The exhibit Drapetomania: Grupo Antillano and the Art of Afro-Cuba (The 8th Floor, March-July 2014), seeks to recover the memory of this group and their important contributions to the art of Cuba, the Caribbean and the African Diaspora. Several members of Grupo Antillano had attended the Second World Black and African Festival of Arts and Culture (FESTAC) in Nigeria in 1977 and saw their work as part of a diasporic conversation on art, race and colonialism. At FESTAC they met other artists and intellectuals interested in race-justice issues, such as activist sculptor Mel Edwards, who became a lifelong friend of several members of Grupo Antillano.

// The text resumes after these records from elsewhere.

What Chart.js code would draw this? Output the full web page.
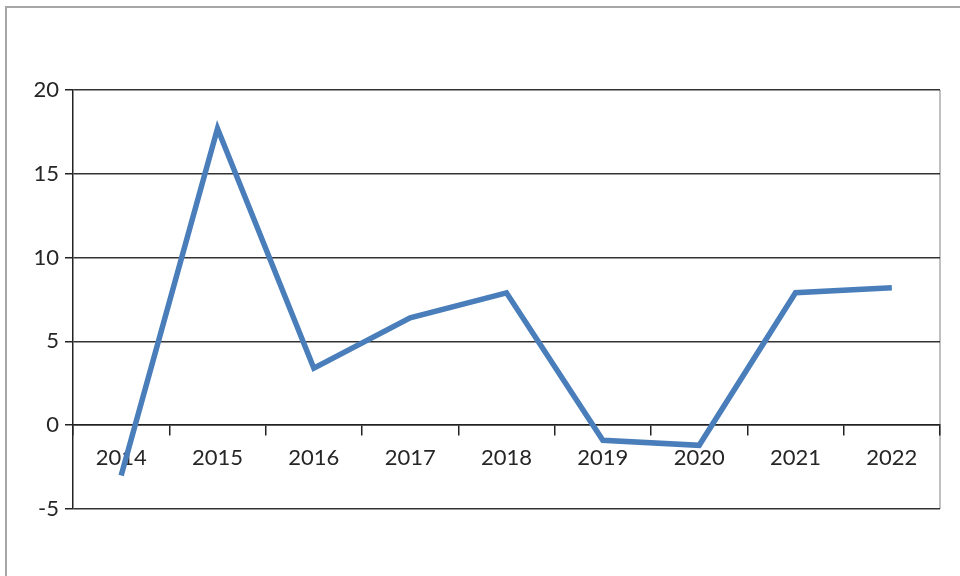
<!DOCTYPE html>
<html>
<head>
<meta charset="utf-8">
<script src="https://cdn.jsdelivr.net/npm/chart.js@4"></script>
<style>
  body { margin: 0; background: #fff; }
  #wrap { width: 960px; height: 576px; }
</style>
</head>
<body>
<div id="wrap"><canvas id="chart"></canvas></div>
<script>
const years = ['2014', '2015', '2016', '2017', '2018', '2019', '2020', '2021', '2022']
const values = [-3.0, 17.7, 3.4, 6.4, 7.9, -0.9, -1.2, 7.9, 8.2]
const yMin = -5
const yMax = 20
const yStep = 5

// gray frame round the picture and the light right edge of the plot
const framePlugin = {
    id: 'frame',
    beforeDraw(chart) {
        const ctx = chart.ctx
        const area = chart.chartArea
        ctx.save()
        ctx.strokeStyle = '#a6a6a6'
        ctx.lineWidth = 2
        ctx.beginPath()
        ctx.moveTo(6, chart.height)
        ctx.lineTo(6, 7)
        ctx.lineTo(chart.width, 7)
        ctx.stroke()
        ctx.strokeStyle = '#c0c0c0'
        ctx.lineWidth = 2
        ctx.beginPath()
        ctx.moveTo(area.right, area.top)
        ctx.lineTo(area.right, area.bottom)
        ctx.stroke()
        ctx.restore()
    }
}

const canvas = document.getElementById('chart')
const myChart = new Chart(
    canvas,
    {
        type: 'line',
        data: {
            labels: years,
            datasets: [{
                data: values,
                borderColor: '#4a7ebb',
                borderWidth: 5.5,
                pointRadius: 0,
                tension: 0,
                borderJoinStyle: 'miter'
            }]
        },
        options: {
            responsive: true,
            maintainAspectRatio: false,
            animation: false,
            layout: {
                padding: { top: 90, right: 20, bottom: 67, left: 0 }
            },
            plugins: {
                legend: { display: false },
                tooltip: { enabled: false }
            },
            scales: {
                x: {
                    position: { y: 0 },
                    offset: true,
                    grid: {
                        offset: true,
                        drawOnChartArea: false,
                        drawTicks: true,
                        tickLength: 10,
                        tickColor: '#222',
                        lineWidth: 1.5
                    },
                    border: { color: '#222', width: 1.5 },
                    ticks: {
                        color: '#262626',
                        padding: 10,
                        maxRotation: 0,
                        font: { family: 'Lato', size: 22 }
                    }
                },
                y: {
                    min: yMin,
                    max: yMax,
                    afterFit: (scale) => { scale.width = 73 },
                    grid: {
                        color: '#333',
                        lineWidth: 1.5,
                        tickLength: 8,
                        tickColor: '#222'
                    },
                    border: { color: '#222', width: 1.5 },
                    ticks: {
                        stepSize: yStep,
                        color: '#262626',
                        padding: 6,
                        font: { family: 'Lato', size: 22 }
                    }
                }
            }
        },
        plugins: [framePlugin]
    }
)
</script>
</body>
</html>
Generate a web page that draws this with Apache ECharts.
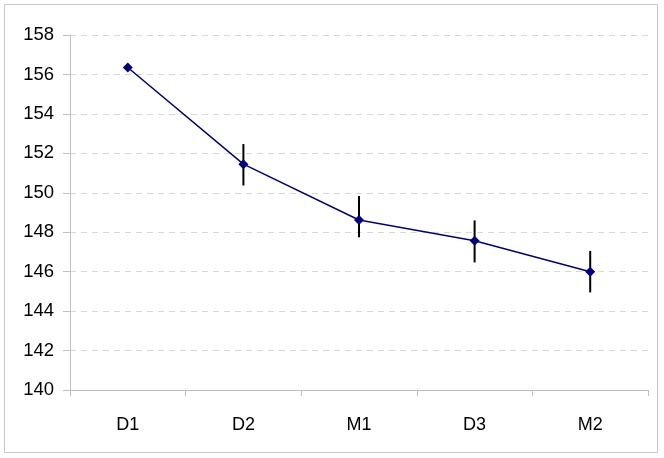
<!DOCTYPE html>
<html>
<head>
<meta charset="utf-8">
<script src="https://cdn.jsdelivr.net/npm/echarts@6/dist/echarts.min.js"></script>
<style>
  html, body { margin: 0; padding: 0; background: #fff; }
  #chart { width: 664px; height: 458px; }
</style>
</head>
<body>
<div id="chart"></div>
<script>
// categories and values
var categories = ['D1', 'D2', 'M1', 'D3', 'M2'];
var means = [156.35, 151.45, 148.62, 147.57, 146.0];
var lows = [null, 150.37, 147.74, 146.47, 144.95];
var highs = [null, 152.47, 149.84, 148.6, 147.05];
var yTicks = [140, 142, 144, 146, 148, 150, 152, 154, 156, 158];

var lineColor = '#000080';
var gridColor = '#c0c0c0';
var labelColor = '#000';

var errData = [];
for (var i = 0; i < categories.length; i++) {
  if (lows[i] != null) errData.push([i, lows[i], highs[i]]);
}

var myChart = echarts.init(document.getElementById('chart'));
myChart.setOption({
  animation: false,
  graphic: [{
    type: 'rect',
    shape: { x: 4.5, y: 4.5, width: 653, height: 448 },
    style: { fill: 'none', stroke: '#c8c8c8', lineWidth: 1 },
    silent: true
  }],
  grid: { left: 70, top: 35, right: 16, bottom: 68 },
  xAxis: {
    type: 'category',
    data: categories,
    boundaryGap: true,
    axisLine: { lineStyle: { color: gridColor } },
    axisTick: { show: true, alignWithLabel: false, length: 6, lineStyle: { color: gridColor } },
    axisLabel: { color: labelColor, fontSize: 18, fontFamily: 'Liberation Sans', margin: 26 }
  },
  yAxis: {
    type: 'value',
    min: yTicks[0],
    max: yTicks[yTicks.length - 1],
    interval: 2,
    axisLine: { show: true, lineStyle: { color: gridColor } },
    axisTick: { show: true, length: 7, lineStyle: { color: gridColor } },
    splitLine: { lineStyle: { color: '#d8d8d8', type: [6, 5] } },
    axisLabel: { color: labelColor, fontSize: 18.5, fontFamily: 'Liberation Sans', margin: 16 }
  },
  series: [{
    type: 'custom',
    z: 3,
    data: errData,
    renderItem: function (params, api) {
      var top = api.coord([api.value(0), api.value(2)]);
      var bot = api.coord([api.value(0), api.value(1)]);
      return {
        type: 'line',
        shape: { x1: top[0], y1: top[1], x2: bot[0], y2: bot[1] },
        style: { stroke: '#000', lineWidth: 2 }
      };
    }
  }, {
    type: 'line',
    z: 4,
    data: means,
    symbol: 'diamond',
    symbolSize: 10,
    lineStyle: { color: lineColor, width: 1.5 },
    itemStyle: { color: lineColor }
  }]
});
</script>
</body>
</html>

The exhibit showcases works by the artists of Grupo Antillano (Esteban Ayala, Rogelio Rodríguez Cobas, Manuel Couceiro, Herminio Escalona, Ever Fonseca, Ramón Haití, Adelaida Herrera, Arnaldo Rodríguez Larrinaga, Oscar Rodríguez Lasseria, Alberto Lescay, Manuel Mendive, Leonel Morales, Clara Morera, Miguel Ocejo, Rafael Queneditt and Julia Valdés). Drapetomania also includes works by a group of contemporary artists (Belkis Ayón, Bedia, Choco, Diago, Esquivel, Marta María Pérez Bravo, Montalván, Olazábal, Douglas Pérez, Peña, Elio Rodríguez and Leandro Soto) who share some of the concerns articulated by Grupo Antillano in the late 1970s. I hear, or more precisely, “see” echoes of Grupo Antillano in the work of these contemporary artists. This does not necessarily mean that they acknowledge, either explicitly or implicitly, a debt to Grupo Antillano. As an intellectual and curatorial project, the exhibit suggests continuities and proposes a genealogy which does not depend on the introspection of each individual artist. The exhibit offers a fresh and alternative look at the “new art of Cuba” through the work of artists who have been concerned with issues of race, history, and identity. It reassesses the importance of Grupo Antillano by linking their work with that of a new generation of Cuban artists, particularly those associated since the 1990s with the Queloides curatorial project. Drapetomania argues, without hesitation, that the “new art” that Grupo Antillano produced in the late 1970s and early 1980s is part of what we have come to know as new Cuban art. Thirty-five years after its creation, Grupo Antillano continues to assert, as the late Fernando Ortiz used to say, that “without the black, Cuba would not be Cuba.”
Alejandro de la Fuente
Harvard University
[1] Grupo Antillano is not even mentioned in the best books on Cuban contemporary art, such as Luis Camnitzer, New Art of Cuba (University of Texas Press, 2003), Rachel Weiss, To and From Utopia in Cuban Art (University of Minnesota Press, 2011), or in Natalie Bondil, Cuba: Art and History from 1868 to Today (Prestel USA, 2009). To my knowledge, the existence of Grupo Antillano is registered only in two art books: José Veigas Zamora et. al, Memoria: Cuban Art of the 20th Century (Los Angeles, 2002) and Judith Bettelheim, ed. Afrocuba: Works on Paper, 1968-2003 (San Francisco State University Press, 2005).